Fuoco incrociato a Natale, perché vedere (o non vedere) la dark comedy tedesca di Netflix
Firmata dal regista e attore Detlev Buck, Fuoco incrociato a Natale è dal 4 dicembre visibile su Netflix
Oderburg, piccolo paesino del Brandeburgo, notte poco prima di Natale. Una coppia in fuga con un assassino alle calcagna suona al cancello di una residenza piena di richiedenti asilo. Esce la custode che, da dietro il cancello, gli vieta l’ingresso. “Mi spiace, ma abbiamo avuto troppi problemi con i tedeschi”. È la scena più riuscita di Fuoco incrociato a Natale (in originale Wir können nicht anders, che tradotto letteralmente Non possiamo fare altrimenti), commedia nera appena caricata su Netflix e visibile sia da chi ha l’account in Germania che chi ce l’ha in Italia (con tanto di doppiaggio in italiano). La domanda generale però è: a parte questa simpatica scena dal carattere politico, vale o meno la pena dedicare 106 minuti della propria vita a questa pellicola? Facciamo un passo indietro e partiamo dalla trama.

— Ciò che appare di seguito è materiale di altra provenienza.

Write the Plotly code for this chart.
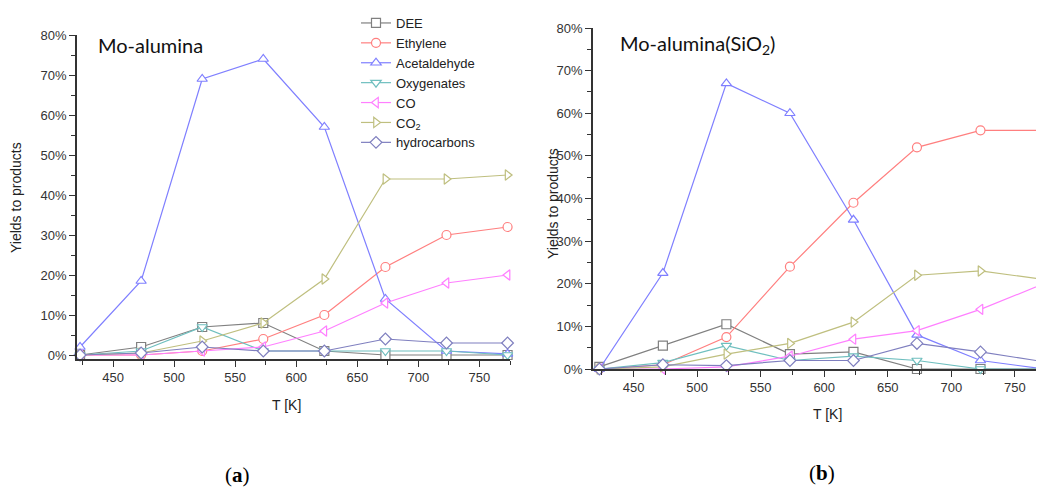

Fuoco incrociato a Natale, la trama
Lui conosce lei in un bar e decide di passarci assieme anche il giorno dopo andando prima a sballarsi (canne e sesso) in campagna e poi andando al compleanno del padre che non vede da 5 anni. È mattino, in mezzo al bosco. Pensano di essere soli ed invece improvvisamente sentono una voce. Lui esce e vede che a due passi da loro sta per avvenire un’esecuzione a sangue freddo. Prova ingenuamente a fermare il tutto trovandosi di lì in poi al centro di una disperata fuga costellata da vecchie conoscenze e omicidi…
Fuoco incrociato a Natale, il nostro giudizio
Cattivi improbabili, comportamenti spesso illogici e un uso spropositato di coincidenze per fare andare avanti la trana sono gli elementi distintivi di un film probabilmente realizzato a tavolino, senza alcuna inventiva o spontanea capacità di creare simpatia, intesa come capacità di provare agli spettatori le stesse emozioni dei suoi protagonisti, fosse anche il timore di essere catturati dalla band criminale.
Che si tratti dell’uso di una femme fatale come il personaggio interpretato dalla it-girl Sophia Thomalla o del desiderio di ironizzare sulla dicotomia intellettuale imbranato/proletario pratico, tutto è affrontato ad uno stato così superficiale che è molto difficile (anche se non impossibile) sorriderne quando arriva la battuta o la scena clou che dovrebbe rappresentare il momento clou.
Se l’obiettivo era un film alla Fargo, il risultato è abbastanza modesto e oltremodo lungo.
Il film, per chi è italiano e si sta ancora confrontando con la lingua e la cultura tedesca, può essere interessante se visto in lingua originale e ha curiosità di vedere luoghi poco raccontati dal cinema tedesco che si vede fuori dai confini, per il resto meglio lasciare perdere.